Identità: Il termine “Avatar”, come ormai molti sanno, proviene dal sanscrito “ Avatāra”, ovvero la “discesa in” un modello digitale della propria persona, la rappresentazione tridimensionale nello spazio simulativo del proprio personaggio. Mai termine fu più indicato dato che come per il dio Visnu, molti utenti non sempre scelgono Avatar antropomorfi. Anzi credo che sia molto indicativo il fatto che quasi tutti i moderni “SocialVR” non permettano di scegliere fattezze non umane.
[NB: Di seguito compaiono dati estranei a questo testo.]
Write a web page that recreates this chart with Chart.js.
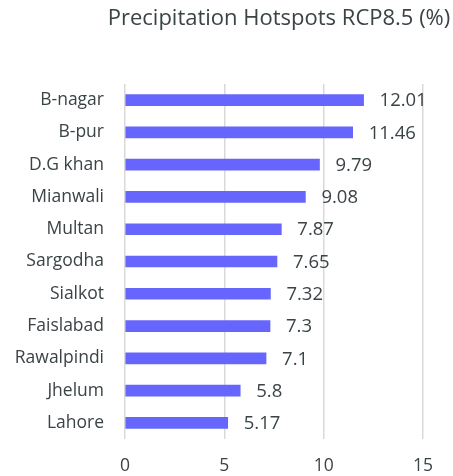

Questa volontà di seguire e perseguire solo e soltanto i possibili “consumatori” fa perdere parte di quella “cultura” degli avatar che dava agli utenti la possibilità di rappresentarsi come un pesce o magari come un “Fury”. In ogni caso esistono ricerche e studi che dimostrano come anche avatar appena abbozzati vengano comunque ritenuti sufficienti per un’identificazione utile all’interno della simulazione condivisa.

Il problema più grave tuttavia è che alcuni scambiano questa definizione come la ricetta per avere un Mondo Virtuale popolato da molti utenti e quindi spendibile in termini economici in qualche maniera.

Come questi link dimostrano, la VR in ambito social e quindi in generale i mondi virtuali immersivi, stanno avendo pochissimo successo. La definizione /ricetta non sembra funzionare: “Dove sono tutti quanti?” si domanda l’articolista facendo il verso alla famosa domanda di Fermi sugli alieni. Ed effettivamente le statistiche parlano chiaro:

http://vrlfg.net/charts?id=471710

Stiamo parlando di circa 200 utenti per RecRoom che è considerato il SocialVR (non un Metaverse) più conosciuto e soprattutto ritenuto dai giocatori un gioco divertente.

Ci viene quindi spontaneo domandarci: è utile continuare ad investire risorse in un ambito che gli utenti non stanno minimamente considerando? La mia risposta personale è quella di abbandonare quell’universo fatto di parole come ROI, SEO, “Costumer Engagement” e perseguire nella propria idea. Ovviamente pensando bene alla possibilità che un sogno possa anche rimanere tale. E domandiamoci comunque: anche avere poche centinaia di utenti significa aver fallito i propri propositi?